March 28, 2026 · 7 min read
The EMA crossover is one of the oldest and most widely used signals in technical analysis. The concept is simple: when a fast exponential moving average crosses above a slow one, momentum is shifting upward — and vice versa for a downward cross. So why does futrades use three EMAs instead of two?
The short answer: single-crossover systems generate far too many false signals in real market conditions. Add confluence filters, and everything changes.
A basic 9/21 EMA crossover fires constantly in ranging, choppy markets. You'll get a BUY signal, price wobbles, then a SELL signal a few candles later — then another BUY — all within the same sideways range. Without additional context, you're trading noise.
Backtesting a simple 9/21 crossover on any futures contract across a 12-month period will typically show a win rate in the 35–45% range. That is not tradeable for most people, especially with the slippage and commissions of real trading.
The futrades model introduces a third, slower EMA — the 50-period — as a trend filter. The rule is simple: only take BUY signals when price is above the 50 EMA, and only take SELL signals when price is below it.
This single addition dramatically reduces the number of trades — but also dramatically improves signal quality. You're only trading crossovers that align with the dominant trend, which statistically have much higher follow-through rates.
Think of the 50 EMA as a "gate." The 9/21 crossover is still the trigger, but the gate must be open. If price is in a downtrend (below the 50), no BUY signals are issued, even if the fast EMA crosses the slow one. The market hasn't committed to direction yet.
Even with a trend filter in place, crossovers that occur in extremely overbought or oversold territory are statistically poor entries. If the 9 EMA crosses above the 21 EMA, but RSI is already at 82, the upswing has likely already overextended. Buying here often leads to immediate mean reversion.
futrades applies an RSI boundary check: BUY signals require RSI to be below 70. SELL signals require RSI to be above 30. This eliminates entries that are chasing extended moves, and forces the model to wait for crossovers that still have momentum room to develop.

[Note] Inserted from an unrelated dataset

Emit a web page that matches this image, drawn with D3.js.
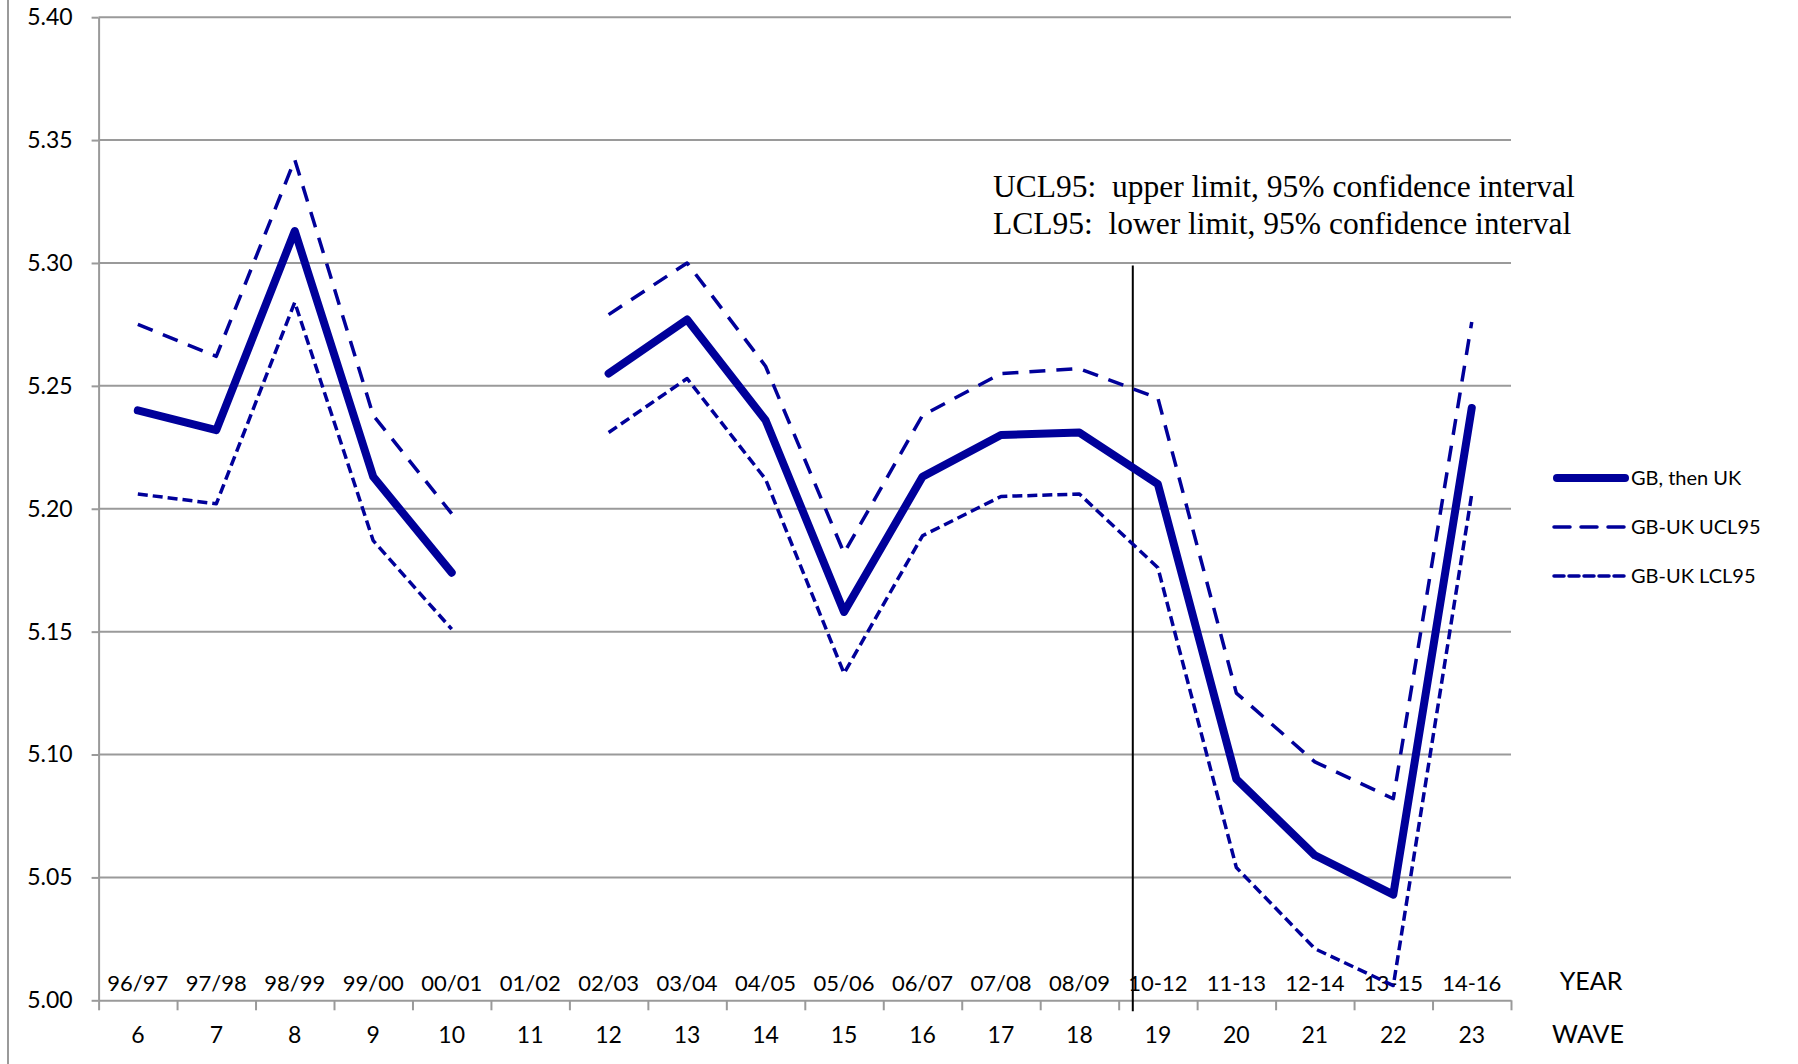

MACD provides the final directional confirmation. When the MACD line is above the signal line at the moment of an EMA crossover, it means short-term momentum is in agreement with the crossover direction. When MACD and the crossover agree, the signal has multi-timeframe momentum alignment — a much stronger condition than any single indicator alone.
The futrades signal only fires when all four conditions align simultaneously: EMA crossover direction, trend filter gate, RSI boundary check, and MACD confirmation. This is what "confluence" means in practice — not four separate indicators, but four conditions that must all agree before a signal is issued.
The final filter — and perhaps the most underappreciated — is volume. A crossover that happens on below-average volume is far less reliable than one accompanied by a volume surge. Institutional participants are the ones who move markets. When volume spikes significantly above the 20-period average, it suggests that large participants are engaged, not just retail traders repositioning.
The futrades model requires volume to exceed 1.4× the 20-period SMA before a signal is confirmed. This eliminates many crossovers that occur during low-liquidity periods — often the ones that fail most quickly.
The combination of EMA crossover + trend filter + RSI boundary + MACD confirmation + volume surge produces significantly fewer signals than a simple crossover — but those signals have substantially higher precision. Fewer trades. Higher confidence. That is the futrades philosophy in a single sentence.
When you see a BUY or SELL arrow appear on your chart, all five conditions have aligned. That is not a guess — it is a measured, multi-factor confluence event.